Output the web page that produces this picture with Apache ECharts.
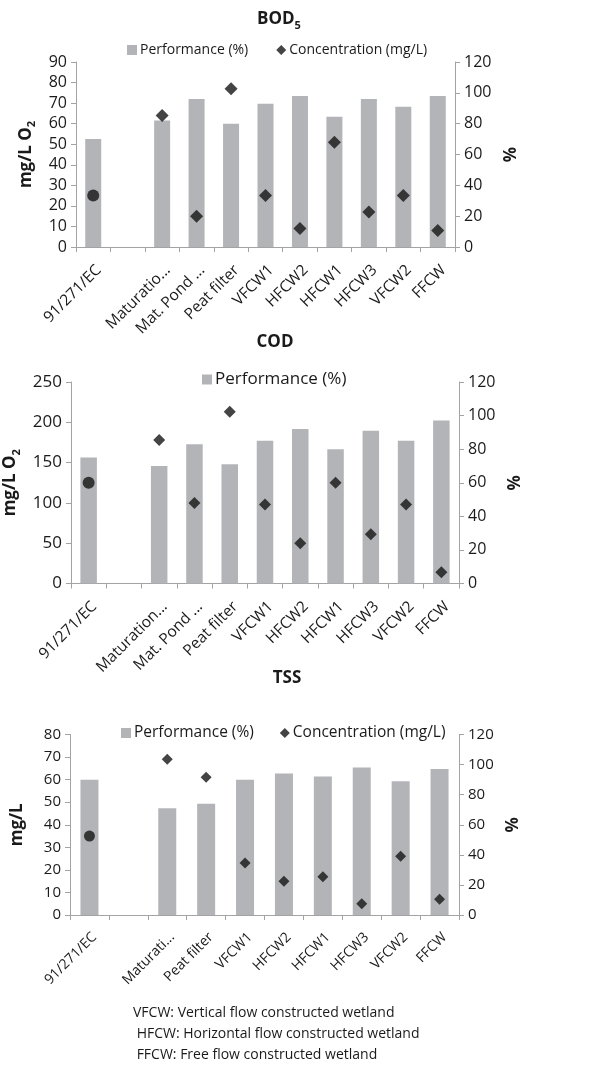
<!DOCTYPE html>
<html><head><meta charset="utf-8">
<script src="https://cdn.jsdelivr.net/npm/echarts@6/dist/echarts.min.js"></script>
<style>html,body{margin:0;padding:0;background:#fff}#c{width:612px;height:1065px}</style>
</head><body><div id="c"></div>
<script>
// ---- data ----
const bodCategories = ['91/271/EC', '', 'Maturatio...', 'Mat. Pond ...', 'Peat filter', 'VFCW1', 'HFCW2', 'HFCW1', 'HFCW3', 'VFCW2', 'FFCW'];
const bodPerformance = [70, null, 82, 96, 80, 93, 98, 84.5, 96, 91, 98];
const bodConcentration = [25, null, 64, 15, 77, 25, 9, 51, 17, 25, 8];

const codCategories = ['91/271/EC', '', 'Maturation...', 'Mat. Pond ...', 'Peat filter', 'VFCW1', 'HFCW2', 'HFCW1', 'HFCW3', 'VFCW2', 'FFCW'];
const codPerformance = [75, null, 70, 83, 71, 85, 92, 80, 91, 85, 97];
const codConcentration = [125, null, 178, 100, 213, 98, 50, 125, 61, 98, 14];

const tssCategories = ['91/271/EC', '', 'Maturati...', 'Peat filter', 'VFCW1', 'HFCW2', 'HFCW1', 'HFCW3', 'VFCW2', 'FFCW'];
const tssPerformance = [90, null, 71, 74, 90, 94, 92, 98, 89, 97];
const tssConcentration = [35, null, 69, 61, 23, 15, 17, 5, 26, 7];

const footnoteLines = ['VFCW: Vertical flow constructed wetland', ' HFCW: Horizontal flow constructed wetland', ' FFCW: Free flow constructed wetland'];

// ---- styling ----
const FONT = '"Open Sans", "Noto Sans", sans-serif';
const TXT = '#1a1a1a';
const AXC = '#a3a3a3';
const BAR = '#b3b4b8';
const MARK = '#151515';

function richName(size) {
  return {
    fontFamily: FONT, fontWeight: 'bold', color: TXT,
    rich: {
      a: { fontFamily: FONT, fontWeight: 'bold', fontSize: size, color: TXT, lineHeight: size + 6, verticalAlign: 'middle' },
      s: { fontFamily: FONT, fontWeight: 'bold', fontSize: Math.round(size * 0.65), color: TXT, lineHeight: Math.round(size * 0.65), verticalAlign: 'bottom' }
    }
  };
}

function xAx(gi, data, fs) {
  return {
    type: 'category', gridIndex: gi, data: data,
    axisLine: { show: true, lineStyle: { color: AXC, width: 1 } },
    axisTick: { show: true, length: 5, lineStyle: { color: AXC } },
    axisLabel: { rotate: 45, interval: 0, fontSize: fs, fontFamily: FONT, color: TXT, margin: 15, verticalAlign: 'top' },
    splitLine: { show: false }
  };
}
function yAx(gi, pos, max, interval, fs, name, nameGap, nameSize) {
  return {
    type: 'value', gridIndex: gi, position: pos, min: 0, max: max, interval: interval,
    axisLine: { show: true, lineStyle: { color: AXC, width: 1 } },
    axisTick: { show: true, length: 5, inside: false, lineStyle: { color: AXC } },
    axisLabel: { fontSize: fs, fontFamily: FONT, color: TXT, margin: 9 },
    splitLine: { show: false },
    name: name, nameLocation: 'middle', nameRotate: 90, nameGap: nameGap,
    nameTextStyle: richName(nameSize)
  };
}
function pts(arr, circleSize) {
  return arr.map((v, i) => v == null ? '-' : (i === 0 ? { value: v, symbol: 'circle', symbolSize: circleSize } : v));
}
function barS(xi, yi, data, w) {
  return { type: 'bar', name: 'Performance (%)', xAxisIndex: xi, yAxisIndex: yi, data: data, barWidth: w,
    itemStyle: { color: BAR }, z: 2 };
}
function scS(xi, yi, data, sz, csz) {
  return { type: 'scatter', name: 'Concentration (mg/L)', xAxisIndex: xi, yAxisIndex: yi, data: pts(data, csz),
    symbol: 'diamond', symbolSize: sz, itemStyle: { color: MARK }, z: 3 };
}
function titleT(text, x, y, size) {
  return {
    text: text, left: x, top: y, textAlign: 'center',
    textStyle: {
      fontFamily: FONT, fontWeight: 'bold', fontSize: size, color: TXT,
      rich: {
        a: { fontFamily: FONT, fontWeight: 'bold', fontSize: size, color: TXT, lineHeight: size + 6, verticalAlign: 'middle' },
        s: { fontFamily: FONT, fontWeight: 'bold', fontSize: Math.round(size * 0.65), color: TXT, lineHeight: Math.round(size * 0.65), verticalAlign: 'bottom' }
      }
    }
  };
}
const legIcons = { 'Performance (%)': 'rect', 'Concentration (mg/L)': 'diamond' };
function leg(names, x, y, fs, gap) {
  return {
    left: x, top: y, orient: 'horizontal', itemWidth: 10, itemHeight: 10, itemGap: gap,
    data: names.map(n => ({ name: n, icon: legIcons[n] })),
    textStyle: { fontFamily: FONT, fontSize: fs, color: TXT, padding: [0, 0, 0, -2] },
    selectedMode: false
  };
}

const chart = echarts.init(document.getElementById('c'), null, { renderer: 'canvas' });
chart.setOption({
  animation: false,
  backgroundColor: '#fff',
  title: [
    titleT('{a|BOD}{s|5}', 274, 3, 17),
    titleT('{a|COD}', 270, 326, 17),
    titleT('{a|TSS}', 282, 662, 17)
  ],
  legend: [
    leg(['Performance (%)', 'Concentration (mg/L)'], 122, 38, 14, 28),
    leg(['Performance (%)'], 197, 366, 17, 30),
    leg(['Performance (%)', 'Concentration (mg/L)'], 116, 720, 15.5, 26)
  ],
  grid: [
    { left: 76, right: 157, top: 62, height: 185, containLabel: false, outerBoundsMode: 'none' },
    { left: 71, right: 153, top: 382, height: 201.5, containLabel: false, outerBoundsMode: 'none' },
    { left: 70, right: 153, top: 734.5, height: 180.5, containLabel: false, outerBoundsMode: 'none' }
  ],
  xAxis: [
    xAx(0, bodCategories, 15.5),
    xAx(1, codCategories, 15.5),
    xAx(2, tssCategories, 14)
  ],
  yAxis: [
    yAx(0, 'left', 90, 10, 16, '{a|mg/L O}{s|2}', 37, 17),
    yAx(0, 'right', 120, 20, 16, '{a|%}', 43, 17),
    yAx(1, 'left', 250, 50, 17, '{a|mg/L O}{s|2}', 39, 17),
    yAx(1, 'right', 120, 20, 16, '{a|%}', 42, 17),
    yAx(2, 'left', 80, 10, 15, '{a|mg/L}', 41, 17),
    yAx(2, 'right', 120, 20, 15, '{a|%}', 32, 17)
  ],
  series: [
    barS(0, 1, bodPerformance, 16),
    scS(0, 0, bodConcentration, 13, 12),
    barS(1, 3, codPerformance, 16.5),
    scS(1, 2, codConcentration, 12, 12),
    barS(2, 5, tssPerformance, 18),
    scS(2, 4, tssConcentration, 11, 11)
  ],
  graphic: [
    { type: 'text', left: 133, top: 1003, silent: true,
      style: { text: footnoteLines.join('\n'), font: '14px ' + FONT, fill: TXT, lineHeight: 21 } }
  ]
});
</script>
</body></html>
===
- **PROMPT**:
Quote the full listing above word for word; exclude every picture from the copy.

- **RESULT FOR THIS TASK**:
Output the web page that produces this picture with Apache ECharts.
<!DOCTYPE html>
<html><head><meta charset="utf-8">
<script src="https://cdn.jsdelivr.net/npm/echarts@6/dist/echarts.min.js"></script>
<style>html,body{margin:0;padding:0;background:#fff}#c{width:612px;height:1065px}</style>
</head><body><div id="c"></div>
<script>
// ---- data ----
const bodCategories = ['91/271/EC', '', 'Maturatio...', 'Mat. Pond ...', 'Peat filter', 'VFCW1', 'HFCW2', 'HFCW1', 'HFCW3', 'VFCW2', 'FFCW'];
const bodPerformance = [70, null, 82, 96, 80, 93, 98, 84.5, 96, 91, 98];
const bodConcentration = [25, null, 64, 15, 77, 25, 9, 51, 17, 25, 8];

const codCategories = ['91/271/EC', '', 'Maturation...', 'Mat. Pond ...', 'Peat filter', 'VFCW1', 'HFCW2', 'HFCW1', 'HFCW3', 'VFCW2', 'FFCW'];
const codPerformance = [75, null, 70, 83, 71, 85, 92, 80, 91, 85, 97];
const codConcentration = [125, null, 178, 100, 213, 98, 50, 125, 61, 98, 14];

const tssCategories = ['91/271/EC', '', 'Maturati...', 'Peat filter', 'VFCW1', 'HFCW2', 'HFCW1', 'HFCW3', 'VFCW2', 'FFCW'];
const tssPerformance = [90, null, 71, 74, 90, 94, 92, 98, 89, 97];
const tssConcentration = [35, null, 69, 61, 23, 15, 17, 5, 26, 7];

const footnoteLines = ['VFCW: Vertical flow constructed wetland', ' HFCW: Horizontal flow constructed wetland', ' FFCW: Free flow constructed wetland'];

// ---- styling ----
const FONT = '"Open Sans", "Noto Sans", sans-serif';
const TXT = '#1a1a1a';
const AXC = '#a3a3a3';
const BAR = '#b3b4b8';
const MARK = '#151515';

function richName(size) {
  return {
    fontFamily: FONT, fontWeight: 'bold', color: TXT,
    rich: {
      a: { fontFamily: FONT, fontWeight: 'bold', fontSize: size, color: TXT, lineHeight: size + 6, verticalAlign: 'middle' },
      s: { fontFamily: FONT, fontWeight: 'bold', fontSize: Math.round(size * 0.65), color: TXT, lineHeight: Math.round(size * 0.65), verticalAlign: 'bottom' }
    }
  };
}

function xAx(gi, data, fs) {
  return {
    type: 'category', gridIndex: gi, data: data,
    axisLine: { show: true, lineStyle: { color: AXC, width: 1 } },
    axisTick: { show: true, length: 5, lineStyle: { color: AXC } },
    axisLabel: { rotate: 45, interval: 0, fontSize: fs, fontFamily: FONT, color: TXT, margin: 15, verticalAlign: 'top' },
    splitLine: { show: false }
  };
}
function yAx(gi, pos, max, interval, fs, name, nameGap, nameSize) {
  return {
    type: 'value', gridIndex: gi, position: pos, min: 0, max: max, interval: interval,
    axisLine: { show: true, lineStyle: { color: AXC, width: 1 } },
    axisTick: { show: true, length: 5, inside: false, lineStyle: { color: AXC } },
    axisLabel: { fontSize: fs, fontFamily: FONT, color: TXT, margin: 9 },
    splitLine: { show: false },
    name: name, nameLocation: 'middle', nameRotate: 90, nameGap: nameGap,
    nameTextStyle: richName(nameSize)
  };
}
function pts(arr, circleSize) {
  return arr.map((v, i) => v == null ? '-' : (i === 0 ? { value: v, symbol: 'circle', symbolSize: circleSize } : v));
}
function barS(xi, yi, data, w) {
  return { type: 'bar', name: 'Performance (%)', xAxisIndex: xi, yAxisIndex: yi, data: data, barWidth: w,
    itemStyle: { color: BAR }, z: 2 };
}
function scS(xi, yi, data, sz, csz) {
  return { type: 'scatter', name: 'Concentration (mg/L)', xAxisIndex: xi, yAxisIndex: yi, data: pts(data, csz),
    symbol: 'diamond', symbolSize: sz, itemStyle: { color: MARK }, z: 3 };
}
function titleT(text, x, y, size) {
  return {
    text: text, left: x, top: y, textAlign: 'center',
    textStyle: {
      fontFamily: FONT, fontWeight: 'bold', fontSize: size, color: TXT,
      rich: {
        a: { fontFamily: FONT, fontWeight: 'bold', fontSize: size, color: TXT, lineHeight: size + 6, verticalAlign: 'middle' },
        s: { fontFamily: FONT, fontWeight: 'bold', fontSize: Math.round(size * 0.65), color: TXT, lineHeight: Math.round(size * 0.65), verticalAlign: 'bottom' }
      }
    }
  };
}
const legIcons = { 'Performance (%)': 'rect', 'Concentration (mg/L)': 'diamond' };
function leg(names, x, y, fs, gap) {
  return {
    left: x, top: y, orient: 'horizontal', itemWidth: 10, itemHeight: 10, itemGap: gap,
    data: names.map(n => ({ name: n, icon: legIcons[n] })),
    textStyle: { fontFamily: FONT, fontSize: fs, color: TXT, padding: [0, 0, 0, -2] },
    selectedMode: false
  };
}

const chart = echarts.init(document.getElementById('c'), null, { renderer: 'canvas' });
chart.setOption({
  animation: false,
  backgroundColor: '#fff',
  title: [
    titleT('{a|BOD}{s|5}', 274, 3, 17),
    titleT('{a|COD}', 270, 326, 17),
    titleT('{a|TSS}', 282, 662, 17)
  ],
  legend: [
    leg(['Performance (%)', 'Concentration (mg/L)'], 122, 38, 14, 28),
    leg(['Performance (%)'], 197, 366, 17, 30),
    leg(['Performance (%)', 'Concentration (mg/L)'], 116, 720, 15.5, 26)
  ],
  grid: [
    { left: 76, right: 157, top: 62, height: 185, containLabel: false, outerBoundsMode: 'none' },
    { left: 71, right: 153, top: 382, height: 201.5, containLabel: false, outerBoundsMode: 'none' },
    { left: 70, right: 153, top: 734.5, height: 180.5, containLabel: false, outerBoundsMode: 'none' }
  ],
  xAxis: [
    xAx(0, bodCategories, 15.5),
    xAx(1, codCategories, 15.5),
    xAx(2, tssCategories, 14)
  ],
  yAxis: [
    yAx(0, 'left', 90, 10, 16, '{a|mg/L O}{s|2}', 37, 17),
    yAx(0, 'right', 120, 20, 16, '{a|%}', 43, 17),
    yAx(1, 'left', 250, 50, 17, '{a|mg/L O}{s|2}', 39, 17),
    yAx(1, 'right', 120, 20, 16, '{a|%}', 42, 17),
    yAx(2, 'left', 80, 10, 15, '{a|mg/L}', 41, 17),
    yAx(2, 'right', 120, 20, 15, '{a|%}', 32, 17)
  ],
  series: [
    barS(0, 1, bodPerformance, 16),
    scS(0, 0, bodConcentration, 13, 12),
    barS(1, 3, codPerformance, 16.5),
    scS(1, 2, codConcentration, 12, 12),
    barS(2, 5, tssPerformance, 18),
    scS(2, 4, tssConcentration, 11, 11)
  ],
  graphic: [
    { type: 'text', left: 133, top: 1003, silent: true,
      style: { text: footnoteLines.join('\n'), font: '14px ' + FONT, fill: TXT, lineHeight: 21 } }
  ]
});
</script>
</body></html>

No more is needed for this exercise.